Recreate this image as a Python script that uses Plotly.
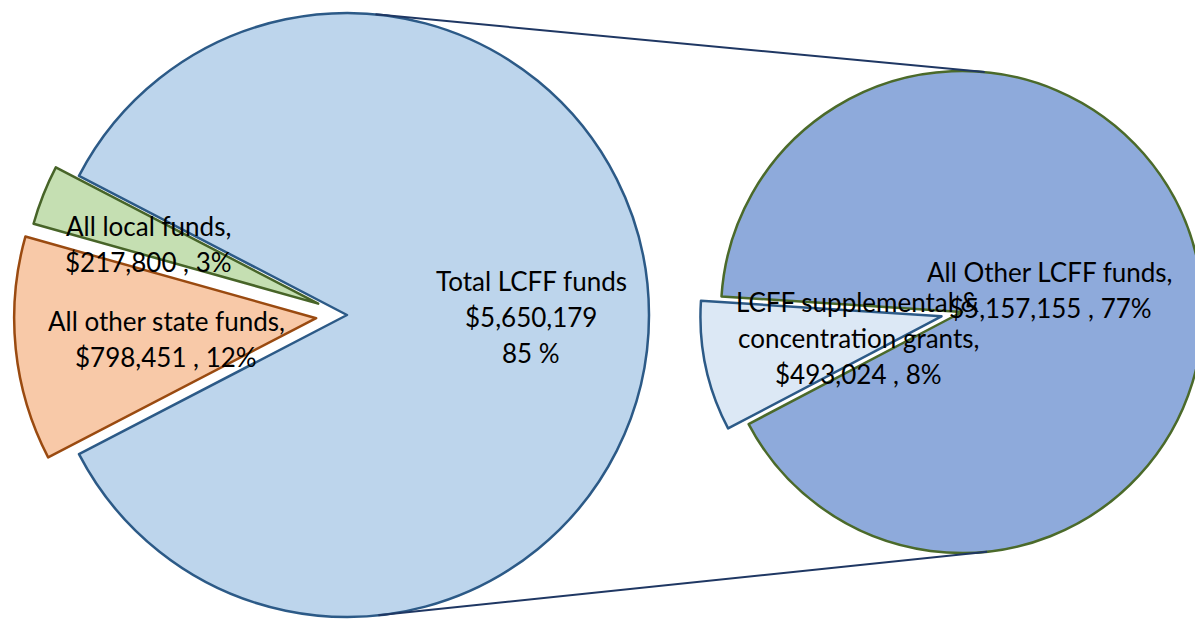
import math
import plotly.graph_objects as go

# ---------------- data ----------------
main_names = ["Total LCFF funds", "All local funds,", "All other state funds,"]
main_values = [5650179, 217800, 798451]
main_pcts = [85, 3, 12]

sub_names = ["All Other LCFF funds,", "LCFF supplemental &<br>concentration grants,"]
sub_values = [5157155, 493024]
sub_pcts = [77, 8]

# ---------------- style / layout ----------------
PAGE_MARGIN = 8          # default <body> margin of the written page
W, H = 1203 - PAGE_MARGIN, 621 - PAGE_MARGIN
FONT = "Lato"
FS = 26
LINE_GAP = 36

main_fill = ["#BDD5EC", "#C5DFB2", "#F8C9A8"]
main_edge = ["#2C5A87", "#476428", "#9A4A10"]
sub_fill = ["#8EAADB", "#DCE8F5"]
sub_edge = ["#4B6A2A", "#2C5A87"]
connector = "#1F3763"

# geometry in screen pixels (page coordinates)
LEFT = dict(cx=347, cy=315, r=302, explode=[0, 31, 31], center_angle=0.0, center_idx=0)
RIGHT = dict(cx=962, cy=312, r=241, explode=[0, 21], center_angle=192.0, center_idx=1)

# label anchor positions (screen px): center x, first-line y
main_lab_pos = [(531, 281), (148, 226), (166, 321)]
sub_lab_pos = [(1050, 272), (858, 302)]


def to_fig(x, y):
    return x - PAGE_MARGIN, y - PAGE_MARGIN


def slice_angles(values, geo):
    tot = float(sum(values))
    spans = [360.0 * v / tot for v in values]
    cum = [sum(spans[:i]) for i in range(len(spans))]
    k = geo["center_idx"]
    start = geo["center_angle"] - (cum[k] + spans[k] / 2.0)
    mids = [start + cum[i] + spans[i] / 2.0 for i in range(len(values))]
    return start, mids, spans


def domain(cx, cy, r):
    r = min(r, cx, W - cx, cy, H - cy)
    x0, x1 = (cx - r) / W, (cx + r) / W
    y0, y1 = 1 - (cy + r) / H, 1 - (cy - r) / H
    return dict(x=[max(0, x0), min(1, x1)], y=[max(0, y0), min(1, y1)])


def add_pie(fig, names, values, fills, edges, geo):
    start, mids, spans = slice_angles(values, geo)
    # plotly (counterclockwise): first slice begins at clockwise angle rotation+span0
    rot = 90.0 - start - spans[0]
    while rot > 360:
        rot -= 360
    while rot < -360:
        rot += 360
    n = len(values)
    gx, gy = to_fig(geo["cx"], geo["cy"])
    for i in range(n):
        d = geo["explode"][i]
        th = math.radians(mids[i])
        cx = gx + d * math.cos(th)
        cy = gy - d * math.sin(th)
        colors = [fills[j] if j == i else "rgba(0,0,0,0)" for j in range(n)]
        lcolors = [edges[j] if j == i else "rgba(0,0,0,0)" for j in range(n)]
        lwidth = [2.5 if j == i else 0 for j in range(n)]
        fig.add_trace(go.Pie(
            labels=[s.replace("<br>", " ") for s in names], values=values,
            sort=False, direction="counterclockwise", rotation=rot,
            marker=dict(colors=colors, line=dict(color=lcolors, width=lwidth)),
            textinfo="none", hoverinfo="label+value+percent", showlegend=False,
            domain=domain(cx, cy, geo["r"]),
        ))


fig = go.Figure()
add_pie(fig, main_names, main_values, main_fill, main_edge, LEFT)
add_pie(fig, sub_names, sub_values, sub_fill, sub_edge, RIGHT)

# connector lines: outer tangents between the two pies
c1x, c1y = to_fig(LEFT["cx"], LEFT["cy"])
c2x, c2y = to_fig(RIGHT["cx"], RIGHT["cy"])
r1, r2 = LEFT["r"], RIGHT["r"]
dx, dy = c2x - c1x, c2y - c1y
dist = math.hypot(dx, dy)
base = math.atan2(dy, dx)
alpha = math.acos((r1 - r2) / dist)
shapes = []
for sgn in (-1, 1):
    a = base + sgn * alpha
    nx, ny = math.cos(a), math.sin(a)
    p1 = (c1x + r1 * nx, c1y + r1 * ny)
    p2 = (c2x + r2 * nx, c2y + r2 * ny)
    shapes.append(dict(type="line", xref="paper", yref="paper",
                       x0=p1[0] / W, y0=1 - p1[1] / H, x1=p2[0] / W, y1=1 - p2[1] / H,
                       line=dict(color=connector, width=2), layer="above"))

# labels
annotations = []


def add_label(lines, pos):
    x, y0 = to_fig(*pos)
    for k, t in enumerate(lines):
        annotations.append(dict(
            x=x / W, y=1 - (y0 + k * LINE_GAP) / H, xref="paper", yref="paper",
            text=t, showarrow=False, xanchor="center", yanchor="middle",
            font=dict(family=FONT, size=FS, color="#000000")))


for i, nm in enumerate(main_names):
    money = "${:,}".format(main_values[i])
    if i == 0:
        lines = [nm, money, "{} %".format(main_pcts[i])]
    else:
        lines = nm.split("<br>") + ["{} , {}%".format(money, main_pcts[i])]
    add_label(lines, main_lab_pos[i])

for i, nm in enumerate(sub_names):
    money = "${:,}".format(sub_values[i])
    lines = nm.split("<br>") + ["{} , {}%".format(money, sub_pcts[i])]
    add_label(lines, sub_lab_pos[i])

fig.update_layout(
    width=W, height=H, margin=dict(l=0, r=0, t=0, b=0),
    paper_bgcolor="white", plot_bgcolor="white",
    shapes=shapes, annotations=annotations,
    font=dict(family=FONT),
)

fig.write_html("out.html")
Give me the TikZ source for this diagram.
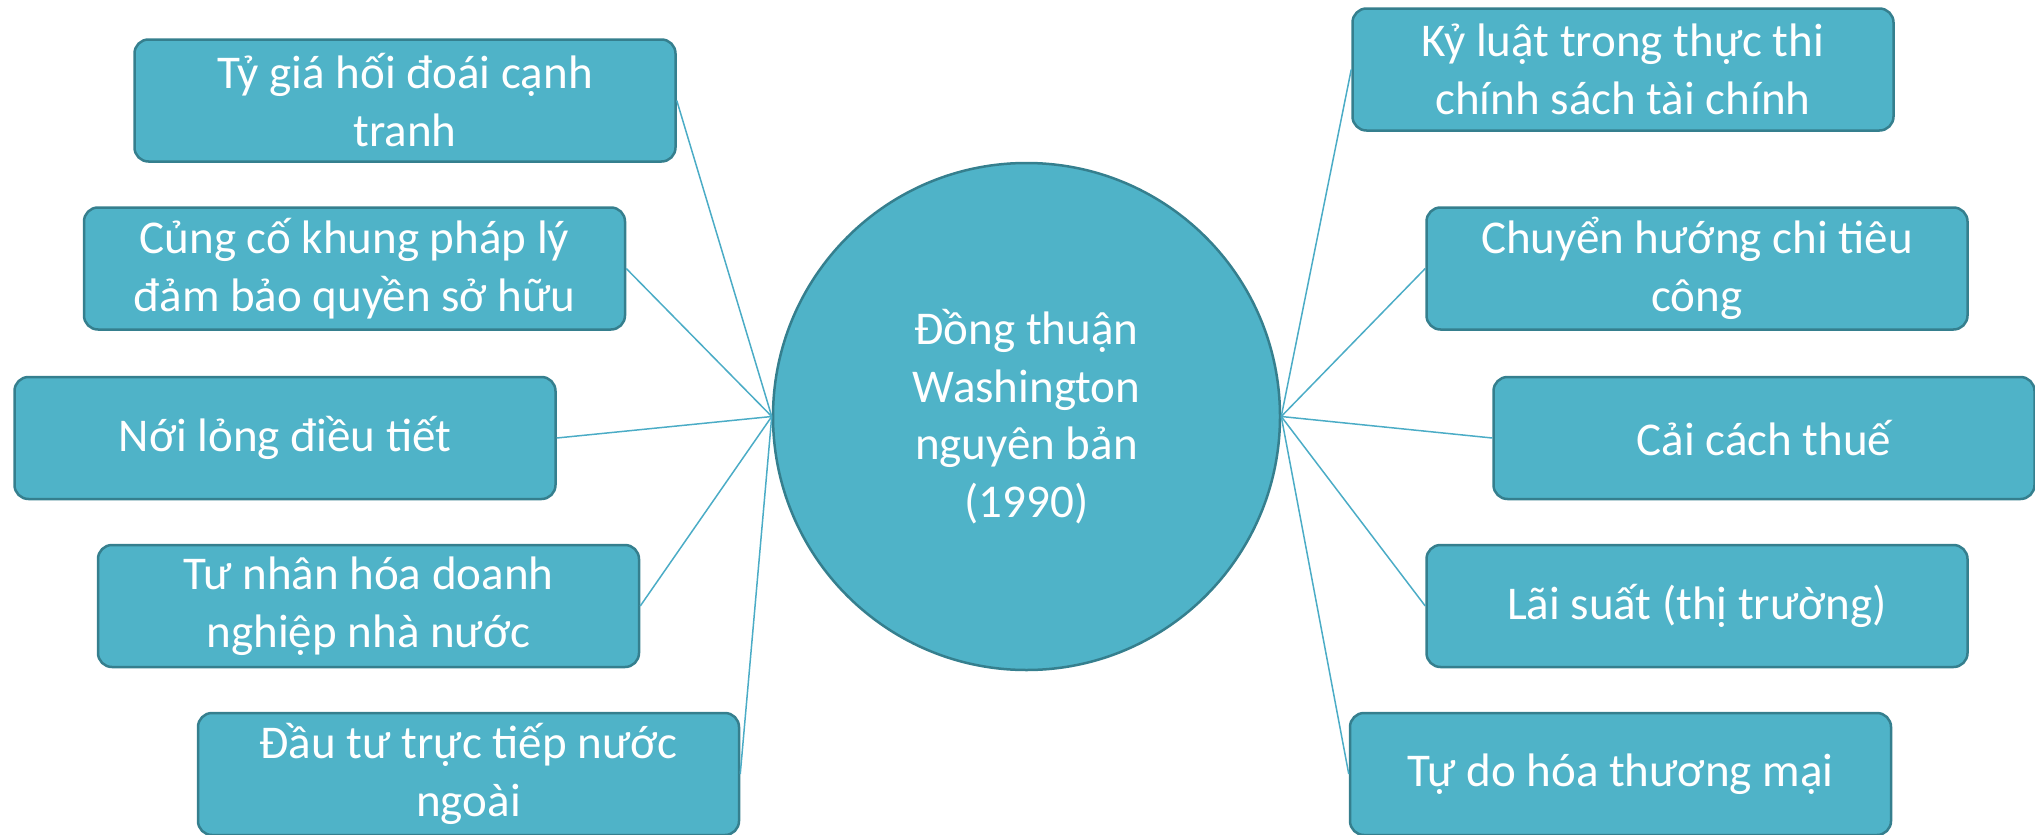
\documentclass[tikz,border=0pt]{standalone}
\usepackage{fontspec}
\setmainfont{Carlito}
\definecolor{boxfill}{HTML}{4FB3C8}
\definecolor{boxline}{HTML}{357F8E}
\definecolor{linkcol}{HTML}{4BACC6}
\begin{document}
\begin{tikzpicture}[x=1pt,y=-1pt,
  item/.style={draw=boxline, line width=2.5pt, fill=boxfill, rounded corners=14pt,
    minimum width=541pt, minimum height=122pt, text=white,
    font=\fontsize{47}{58}\selectfont, align=center, inner sep=0pt},
  hub/.style={circle, draw=boxline, line width=2.5pt, fill=boxfill,
    minimum size=507pt, text=white, font=\fontsize{47}{57.5}\selectfont,
    align=center, inner sep=0pt},
  conn/.style={draw=linkcol, line width=1.5pt}]
\useasboundingbox (0,0) rectangle (2035,835);

\node[hub] (hub) at (1026.5,416.5) {Đồng thuận\\Washington\\nguyên bản\\(1990)};

\node[item] (b1) at (405,100.5) {Tỷ giá hối đoái cạnh\\tranh};
\node[item] (b2) at (354.5,268.5) {Củng cố khung pháp lý\\đảm bảo quyền sở hữu};
\node[item] (b3) at (285,438) {Nới lỏng điều tiết};
\node[item] (b4) at (368.5,606) {Tư nhân hóa doanh\\nghiệp nhà nước};
\node[item] (b5) at (468.5,774) {Đầu tư trực tiếp nước\\ngoài};

\node[item] (r1) at (1623,69.5) {Kỷ luật trong thực thi\\chính sách tài chính};
\node[item] (r2) at (1697,268.5) {Chuyển hướng chi tiêu\\công};
\node[item] (r3) at (1764,438) {Cải cách thuế};
\node[item] (r4) at (1697,606) {Lãi suất (thị trường)};
\node[item] (r5) at (1620.5,774) {Tự do hóa thương mại};

\foreach \n in {b1,b2,b3,b4,b5}{\draw[conn] (hub.west) -- (\n.east);}
\foreach \n in {r1,r2,r3,r4,r5}{\draw[conn] (hub.east) -- (\n.west);}
\end{tikzpicture}
\end{document}
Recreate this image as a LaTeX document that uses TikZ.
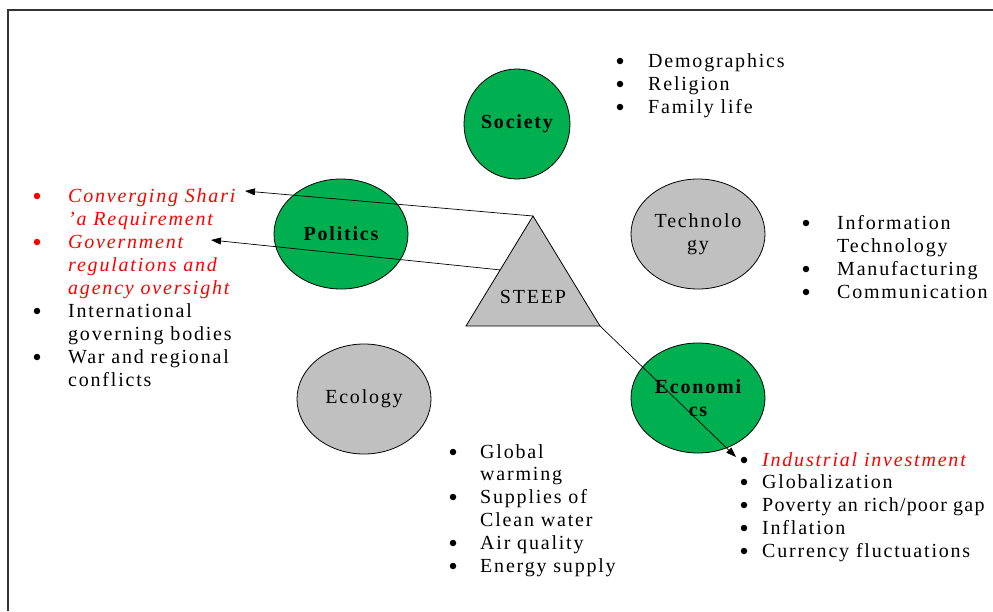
\documentclass[tikz,border=0pt]{standalone}
\usepackage{fontspec}
\setmainfont{Liberation Serif}[LetterSpace=9]
\newfontfamily\tightfont{Liberation Serif}[LetterSpace=6]
\usetikzlibrary{arrows.meta,calc,shapes.geometric}
\definecolor{egreen}{HTML}{00B050}
\definecolor{egray}{HTML}{C0C0C0}
\definecolor{ered}{HTML}{FF0000}
\tikzset{
  circ/.style={ellipse, draw=black, line width=0.8pt, minimum width=134pt, minimum height=110pt, inner sep=0pt, align=center, font=\fontsize{20}{23}\selectfont},
  gcirc/.style={circ, fill=egreen, font=\fontsize{20}{23}\selectfont\bfseries},
  scirc/.style={circ, fill=egray},
  txt/.style={font=\fontsize{20}{23}\selectfont, inner sep=0pt, anchor=base west},
  rtxt/.style={txt, text=ered, font=\fontsize{20}{23}\selectfont\itshape},
  bul/.style={circle, fill=black, inner sep=0pt, minimum size=6.5pt},
  rbul/.style={bul, fill=ered},
  conn/.style={line width=0.7pt, -{Triangle[length=10pt,width=7pt]}}
}
\begin{document}
\begin{tikzpicture}[x=1pt,y=-1pt]
\useasboundingbox (0,0) rectangle (993,611);
\draw[line width=1.3pt, draw=black!80] (8,611) -- (8,10) -- (993,10);

% ellipses
\node[gcirc, minimum width=106pt] (soc) at (517,124) {Society};
\node[gcirc] (pol) at (341,234) {Politics};
\node[scirc] (tec) at (698,234) {Technolo\\gy};
\node[scirc] (eco) at (364,399) {Ecology};
\node[gcirc] (ecn) at (698,398) {Economi\\cs};

% triangle
\coordinate (apex) at (533,216);
\coordinate (bl) at (466,326);
\coordinate (br) at (600,326);
\draw[fill=egray, line width=0.8pt] (apex) -- (bl) -- (br) -- cycle;
\node[font=\fontsize{20}{23}\selectfont, inner sep=0pt] (steep) at (533,297) {STEEP};
\coordinate (lside) at ($(apex)!0.49!(bl)$);

% Society list
\node[bul] (sb1) at (620,61) {};
\node[txt] (s1) at (648,67) {Demographics};
\node[bul] (sb2) at (620,84) {};
\node[txt] (s2) at (648,90) {Religion};
\node[bul] (sb3) at (620,107) {};
\node[txt] (s3) at (648,113) {Family life};

% Technology list
\node[bul] (tb1) at (806,223) {};
\node[txt] (t1) at (837,229) {Information};
\node[txt] (t1b) at (837,252) {Technology};
\node[bul] (tb2) at (806,269) {};
\node[txt] (t2) at (837,275) {Manufacturing};
\node[bul] (tb3) at (806,292) {};
\node[txt] (t3) at (837,298) {Communication};

% Politics list
\node[rbul] (pb1) at (37,196) {};
\node[rtxt] (p1) at (68,202) {Converging Shari};
\node[rtxt] (p1b) at (68,225) {'a Requirement};
\node[rbul] (pb2) at (37,242) {};
\node[rtxt] (p2) at (68,248) {Government};
\node[rtxt] (p2b) at (68,271) {regulations and};
\node[rtxt] (p2c) at (68,294) {agency oversight};
\node[bul] (pb3) at (37,311) {};
\node[txt] (p3) at (68,317) {International};
\node[txt] (p3b) at (68,340) {governing bodies};
\node[bul] (pb4) at (37,357) {};
\node[txt] (p4) at (68,363) {War and regional};
\node[txt] (p4b) at (68,386) {conflicts};

% Ecology list
\node[bul] (eb1) at (453,452) {};
\node[txt] (e1) at (480,458) {Global};
\node[txt] (e1b) at (480,480) {warming};
\node[bul] (eb2) at (453,497) {};
\node[txt] (e2) at (480,503) {Supplies of};
\node[txt] (e2b) at (480,526) {Clean water};
\node[bul] (eb3) at (453,543) {};
\node[txt] (e3) at (480,549) {Air quality};
\node[bul] (eb4) at (453,566) {};
\node[txt] (e4) at (480,572) {Energy supply};

% Economics list
\node[bul] (nb1) at (744,460) {};
\node[rtxt] (n1) at (762,466) {Industrial investment};
\node[bul] (nb2) at (744,482) {};
\node[txt] (n2) at (762,488) {Globalization};
\node[bul] (nb3) at (744,505) {};
\node[txt, font=\fontsize{20}{23}\tightfont] (n3) at (762,511) {Poverty an rich/poor gap};
\node[bul] (nb4) at (744,528) {};
\node[txt] (n4) at (762,534) {Inflation};
\node[bul] (nb5) at (744,551) {};
\node[txt] (n5) at (762,557) {Currency fluctuations};

% connectors
\coordinate (end1) at (245,191);
\coordinate (end2) at (211,240);
\coordinate (end3) at (736,457);
\draw[conn] (apex) -- (end1);
\draw[conn] (lside) -- (end2);
\draw[conn] (br) -- (end3);
\end{tikzpicture}
\end{document}
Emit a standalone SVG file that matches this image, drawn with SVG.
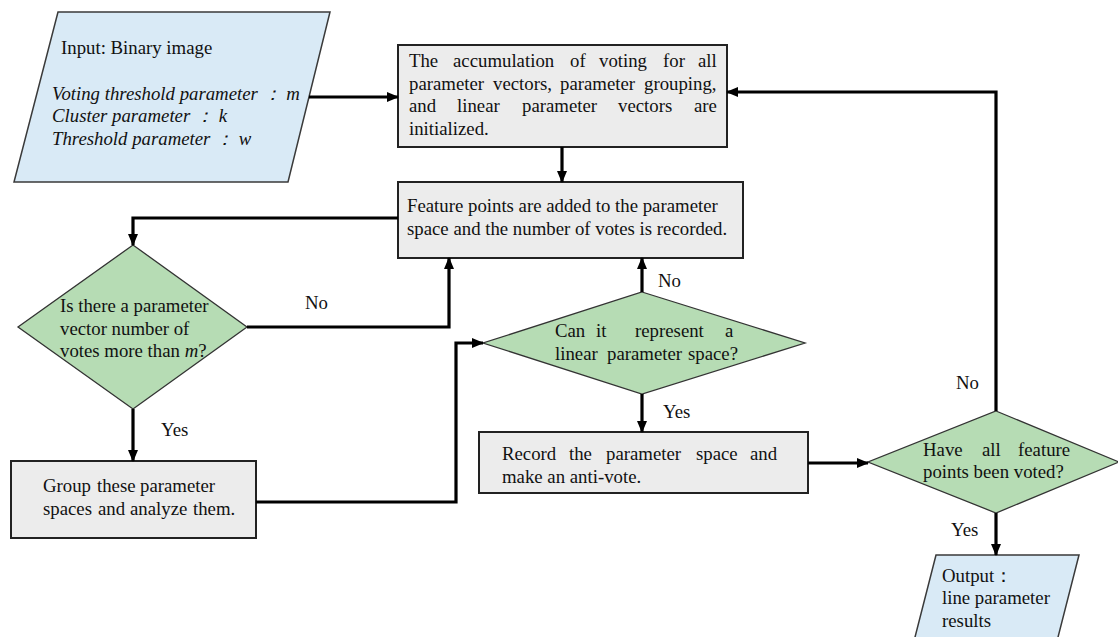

+-------+

Starting at the first line of the entries, restate word for word everything through the line that holds "sub_pcts = [77, 8]", both ends included, but omit any pictures.

Recreate this image as a Python script that uses Plotly.
import math
import plotly.graph_objects as go

# ---------------- data ----------------
main_names = ["Total LCFF funds", "All local funds,", "All other state funds,"]
main_values = [5650179, 217800, 798451]
main_pcts = [85, 3, 12]

sub_names = ["All Other LCFF funds,", "LCFF supplemental &<br>concentration grants,"]
sub_values = [5157155, 493024]
sub_pcts = [77, 8]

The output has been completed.